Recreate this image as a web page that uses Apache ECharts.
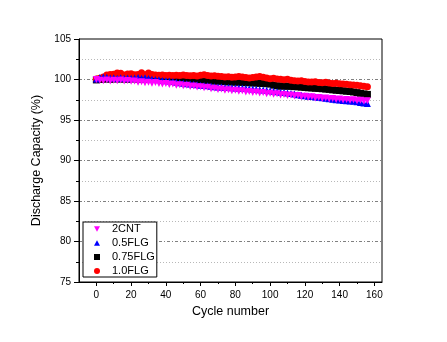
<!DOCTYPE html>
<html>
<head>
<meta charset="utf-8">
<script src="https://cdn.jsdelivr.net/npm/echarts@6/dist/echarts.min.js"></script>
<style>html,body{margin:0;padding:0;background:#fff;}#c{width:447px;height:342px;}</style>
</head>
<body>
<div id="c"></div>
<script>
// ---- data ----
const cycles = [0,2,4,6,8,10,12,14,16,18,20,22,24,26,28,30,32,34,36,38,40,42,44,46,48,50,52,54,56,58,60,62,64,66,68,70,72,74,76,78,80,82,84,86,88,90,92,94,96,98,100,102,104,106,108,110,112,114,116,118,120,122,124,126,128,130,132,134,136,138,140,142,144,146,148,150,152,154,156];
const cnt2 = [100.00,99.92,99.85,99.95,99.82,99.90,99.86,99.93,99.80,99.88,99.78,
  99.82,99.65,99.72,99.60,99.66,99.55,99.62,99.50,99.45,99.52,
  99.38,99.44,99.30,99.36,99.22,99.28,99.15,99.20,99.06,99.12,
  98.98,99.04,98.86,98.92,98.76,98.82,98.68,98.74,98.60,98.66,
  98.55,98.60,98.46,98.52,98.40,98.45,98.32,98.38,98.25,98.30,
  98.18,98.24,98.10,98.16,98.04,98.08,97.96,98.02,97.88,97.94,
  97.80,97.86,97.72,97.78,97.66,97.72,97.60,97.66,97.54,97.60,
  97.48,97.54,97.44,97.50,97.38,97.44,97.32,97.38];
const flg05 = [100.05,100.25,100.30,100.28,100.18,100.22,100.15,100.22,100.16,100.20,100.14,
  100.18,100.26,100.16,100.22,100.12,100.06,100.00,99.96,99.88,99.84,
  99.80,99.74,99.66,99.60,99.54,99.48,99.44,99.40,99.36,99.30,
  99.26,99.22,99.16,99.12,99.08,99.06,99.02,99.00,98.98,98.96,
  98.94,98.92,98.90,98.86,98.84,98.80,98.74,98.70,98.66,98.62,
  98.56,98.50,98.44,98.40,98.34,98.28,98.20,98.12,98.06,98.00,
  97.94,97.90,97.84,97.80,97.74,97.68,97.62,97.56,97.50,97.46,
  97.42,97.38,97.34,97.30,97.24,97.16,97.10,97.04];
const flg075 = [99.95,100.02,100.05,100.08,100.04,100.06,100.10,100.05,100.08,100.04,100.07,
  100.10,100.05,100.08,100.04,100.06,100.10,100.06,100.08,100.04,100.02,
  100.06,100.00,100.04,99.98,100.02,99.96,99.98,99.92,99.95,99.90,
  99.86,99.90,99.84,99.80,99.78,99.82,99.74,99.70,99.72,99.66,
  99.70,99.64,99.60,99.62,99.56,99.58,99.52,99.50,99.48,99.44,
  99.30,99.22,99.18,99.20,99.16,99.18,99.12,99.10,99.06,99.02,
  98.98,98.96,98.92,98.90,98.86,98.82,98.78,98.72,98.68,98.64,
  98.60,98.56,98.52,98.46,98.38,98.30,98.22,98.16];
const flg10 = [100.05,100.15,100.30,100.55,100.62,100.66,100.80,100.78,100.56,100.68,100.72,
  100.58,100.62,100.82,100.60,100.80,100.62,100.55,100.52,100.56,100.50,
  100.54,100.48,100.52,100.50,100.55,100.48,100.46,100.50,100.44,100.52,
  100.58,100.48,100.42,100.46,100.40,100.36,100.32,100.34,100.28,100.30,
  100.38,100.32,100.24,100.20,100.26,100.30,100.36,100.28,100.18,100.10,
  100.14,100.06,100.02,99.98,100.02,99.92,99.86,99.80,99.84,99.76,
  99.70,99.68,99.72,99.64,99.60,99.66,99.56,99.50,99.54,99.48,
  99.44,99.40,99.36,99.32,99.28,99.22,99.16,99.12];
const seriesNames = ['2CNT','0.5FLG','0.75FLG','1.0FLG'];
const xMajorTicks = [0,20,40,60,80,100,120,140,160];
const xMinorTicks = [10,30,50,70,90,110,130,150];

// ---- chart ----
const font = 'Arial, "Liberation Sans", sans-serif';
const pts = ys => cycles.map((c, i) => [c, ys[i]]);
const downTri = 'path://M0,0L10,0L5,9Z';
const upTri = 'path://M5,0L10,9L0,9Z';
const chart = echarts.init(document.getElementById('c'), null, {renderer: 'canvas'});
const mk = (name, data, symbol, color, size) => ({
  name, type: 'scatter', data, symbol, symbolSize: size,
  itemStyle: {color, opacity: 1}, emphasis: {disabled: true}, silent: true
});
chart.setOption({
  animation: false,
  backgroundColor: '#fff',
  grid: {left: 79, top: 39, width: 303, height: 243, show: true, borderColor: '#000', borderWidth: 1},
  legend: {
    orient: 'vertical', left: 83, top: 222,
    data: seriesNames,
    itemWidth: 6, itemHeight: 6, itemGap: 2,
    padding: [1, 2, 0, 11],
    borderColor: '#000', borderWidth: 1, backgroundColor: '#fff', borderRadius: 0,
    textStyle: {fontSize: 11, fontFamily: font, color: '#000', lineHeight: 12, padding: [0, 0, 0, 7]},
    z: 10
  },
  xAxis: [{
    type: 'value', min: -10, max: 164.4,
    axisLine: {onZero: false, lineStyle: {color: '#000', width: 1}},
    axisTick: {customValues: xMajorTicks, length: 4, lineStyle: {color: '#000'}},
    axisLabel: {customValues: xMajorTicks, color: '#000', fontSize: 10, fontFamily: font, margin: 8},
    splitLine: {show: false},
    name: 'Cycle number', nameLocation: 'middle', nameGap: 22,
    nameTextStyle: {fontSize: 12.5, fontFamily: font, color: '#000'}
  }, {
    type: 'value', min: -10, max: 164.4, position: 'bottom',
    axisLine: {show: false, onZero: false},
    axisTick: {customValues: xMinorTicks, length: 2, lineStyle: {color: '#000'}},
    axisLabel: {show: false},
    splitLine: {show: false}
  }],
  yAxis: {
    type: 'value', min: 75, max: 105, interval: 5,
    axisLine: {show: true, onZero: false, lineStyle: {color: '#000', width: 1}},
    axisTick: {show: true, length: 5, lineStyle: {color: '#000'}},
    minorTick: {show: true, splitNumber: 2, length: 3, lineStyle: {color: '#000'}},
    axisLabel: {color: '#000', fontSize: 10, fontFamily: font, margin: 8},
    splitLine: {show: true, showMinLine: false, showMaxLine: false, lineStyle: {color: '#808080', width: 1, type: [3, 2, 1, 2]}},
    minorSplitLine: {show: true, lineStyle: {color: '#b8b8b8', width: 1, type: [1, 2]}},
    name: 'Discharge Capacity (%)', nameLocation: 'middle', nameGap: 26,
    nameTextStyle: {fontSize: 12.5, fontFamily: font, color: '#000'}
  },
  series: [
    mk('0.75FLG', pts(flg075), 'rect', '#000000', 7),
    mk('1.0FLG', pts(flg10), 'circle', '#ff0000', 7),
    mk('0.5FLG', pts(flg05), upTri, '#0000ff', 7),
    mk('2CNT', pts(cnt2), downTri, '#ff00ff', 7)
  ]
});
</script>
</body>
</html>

### [To be done]
Retype the whole listing exactly and leave the pictures out.

### [Reply]
Recreate this image as a web page that uses Apache ECharts.
<!DOCTYPE html>
<html>
<head>
<meta charset="utf-8">
<script src="https://cdn.jsdelivr.net/npm/echarts@6/dist/echarts.min.js"></script>
<style>html,body{margin:0;padding:0;background:#fff;}#c{width:447px;height:342px;}</style>
</head>
<body>
<div id="c"></div>
<script>
// ---- data ----
const cycles = [0,2,4,6,8,10,12,14,16,18,20,22,24,26,28,30,32,34,36,38,40,42,44,46,48,50,52,54,56,58,60,62,64,66,68,70,72,74,76,78,80,82,84,86,88,90,92,94,96,98,100,102,104,106,108,110,112,114,116,118,120,122,124,126,128,130,132,134,136,138,140,142,144,146,148,150,152,154,156];
const cnt2 = [100.00,99.92,99.85,99.95,99.82,99.90,99.86,99.93,99.80,99.88,99.78,
  99.82,99.65,99.72,99.60,99.66,99.55,99.62,99.50,99.45,99.52,
  99.38,99.44,99.30,99.36,99.22,99.28,99.15,99.20,99.06,99.12,
  98.98,99.04,98.86,98.92,98.76,98.82,98.68,98.74,98.60,98.66,
  98.55,98.60,98.46,98.52,98.40,98.45,98.32,98.38,98.25,98.30,
  98.18,98.24,98.10,98.16,98.04,98.08,97.96,98.02,97.88,97.94,
  97.80,97.86,97.72,97.78,97.66,97.72,97.60,97.66,97.54,97.60,
  97.48,97.54,97.44,97.50,97.38,97.44,97.32,97.38];
const flg05 = [100.05,100.25,100.30,100.28,100.18,100.22,100.15,100.22,100.16,100.20,100.14,
  100.18,100.26,100.16,100.22,100.12,100.06,100.00,99.96,99.88,99.84,
  99.80,99.74,99.66,99.60,99.54,99.48,99.44,99.40,99.36,99.30,
  99.26,99.22,99.16,99.12,99.08,99.06,99.02,99.00,98.98,98.96,
  98.94,98.92,98.90,98.86,98.84,98.80,98.74,98.70,98.66,98.62,
  98.56,98.50,98.44,98.40,98.34,98.28,98.20,98.12,98.06,98.00,
  97.94,97.90,97.84,97.80,97.74,97.68,97.62,97.56,97.50,97.46,
  97.42,97.38,97.34,97.30,97.24,97.16,97.10,97.04];
const flg075 = [99.95,100.02,100.05,100.08,100.04,100.06,100.10,100.05,100.08,100.04,100.07,
  100.10,100.05,100.08,100.04,100.06,100.10,100.06,100.08,100.04,100.02,
  100.06,100.00,100.04,99.98,100.02,99.96,99.98,99.92,99.95,99.90,
  99.86,99.90,99.84,99.80,99.78,99.82,99.74,99.70,99.72,99.66,
  99.70,99.64,99.60,99.62,99.56,99.58,99.52,99.50,99.48,99.44,
  99.30,99.22,99.18,99.20,99.16,99.18,99.12,99.10,99.06,99.02,
  98.98,98.96,98.92,98.90,98.86,98.82,98.78,98.72,98.68,98.64,
  98.60,98.56,98.52,98.46,98.38,98.30,98.22,98.16];
const flg10 = [100.05,100.15,100.30,100.55,100.62,100.66,100.80,100.78,100.56,100.68,100.72,
  100.58,100.62,100.82,100.60,100.80,100.62,100.55,100.52,100.56,100.50,
  100.54,100.48,100.52,100.50,100.55,100.48,100.46,100.50,100.44,100.52,
  100.58,100.48,100.42,100.46,100.40,100.36,100.32,100.34,100.28,100.30,
  100.38,100.32,100.24,100.20,100.26,100.30,100.36,100.28,100.18,100.10,
  100.14,100.06,100.02,99.98,100.02,99.92,99.86,99.80,99.84,99.76,
  99.70,99.68,99.72,99.64,99.60,99.66,99.56,99.50,99.54,99.48,
  99.44,99.40,99.36,99.32,99.28,99.22,99.16,99.12];
const seriesNames = ['2CNT','0.5FLG','0.75FLG','1.0FLG'];
const xMajorTicks = [0,20,40,60,80,100,120,140,160];
const xMinorTicks = [10,30,50,70,90,110,130,150];

// ---- chart ----
const font = 'Arial, "Liberation Sans", sans-serif';
const pts = ys => cycles.map((c, i) => [c, ys[i]]);
const downTri = 'path://M0,0L10,0L5,9Z';
const upTri = 'path://M5,0L10,9L0,9Z';
const chart = echarts.init(document.getElementById('c'), null, {renderer: 'canvas'});
const mk = (name, data, symbol, color, size) => ({
  name, type: 'scatter', data, symbol, symbolSize: size,
  itemStyle: {color, opacity: 1}, emphasis: {disabled: true}, silent: true
});
chart.setOption({
  animation: false,
  backgroundColor: '#fff',
  grid: {left: 79, top: 39, width: 303, height: 243, show: true, borderColor: '#000', borderWidth: 1},
  legend: {
    orient: 'vertical', left: 83, top: 222,
    data: seriesNames,
    itemWidth: 6, itemHeight: 6, itemGap: 2,
    padding: [1, 2, 0, 11],
    borderColor: '#000', borderWidth: 1, backgroundColor: '#fff', borderRadius: 0,
    textStyle: {fontSize: 11, fontFamily: font, color: '#000', lineHeight: 12, padding: [0, 0, 0, 7]},
    z: 10
  },
  xAxis: [{
    type: 'value', min: -10, max: 164.4,
    axisLine: {onZero: false, lineStyle: {color: '#000', width: 1}},
    axisTick: {customValues: xMajorTicks, length: 4, lineStyle: {color: '#000'}},
    axisLabel: {customValues: xMajorTicks, color: '#000', fontSize: 10, fontFamily: font, margin: 8},
    splitLine: {show: false},
    name: 'Cycle number', nameLocation: 'middle', nameGap: 22,
    nameTextStyle: {fontSize: 12.5, fontFamily: font, color: '#000'}
  }, {
    type: 'value', min: -10, max: 164.4, position: 'bottom',
    axisLine: {show: false, onZero: false},
    axisTick: {customValues: xMinorTicks, length: 2, lineStyle: {color: '#000'}},
    axisLabel: {show: false},
    splitLine: {show: false}
  }],
  yAxis: {
    type: 'value', min: 75, max: 105, interval: 5,
    axisLine: {show: true, onZero: false, lineStyle: {color: '#000', width: 1}},
    axisTick: {show: true, length: 5, lineStyle: {color: '#000'}},
    minorTick: {show: true, splitNumber: 2, length: 3, lineStyle: {color: '#000'}},
    axisLabel: {color: '#000', fontSize: 10, fontFamily: font, margin: 8},
    splitLine: {show: true, showMinLine: false, showMaxLine: false, lineStyle: {color: '#808080', width: 1, type: [3, 2, 1, 2]}},
    minorSplitLine: {show: true, lineStyle: {color: '#b8b8b8', width: 1, type: [1, 2]}},
    name: 'Discharge Capacity (%)', nameLocation: 'middle', nameGap: 26,
    nameTextStyle: {fontSize: 12.5, fontFamily: font, color: '#000'}
  },
  series: [
    mk('0.75FLG', pts(flg075), 'rect', '#000000', 7),
    mk('1.0FLG', pts(flg10), 'circle', '#ff0000', 7),
    mk('0.5FLG', pts(flg05), upTri, '#0000ff', 7),
    mk('2CNT', pts(cnt2), downTri, '#ff00ff', 7)
  ]
});
</script>
</body>
</html>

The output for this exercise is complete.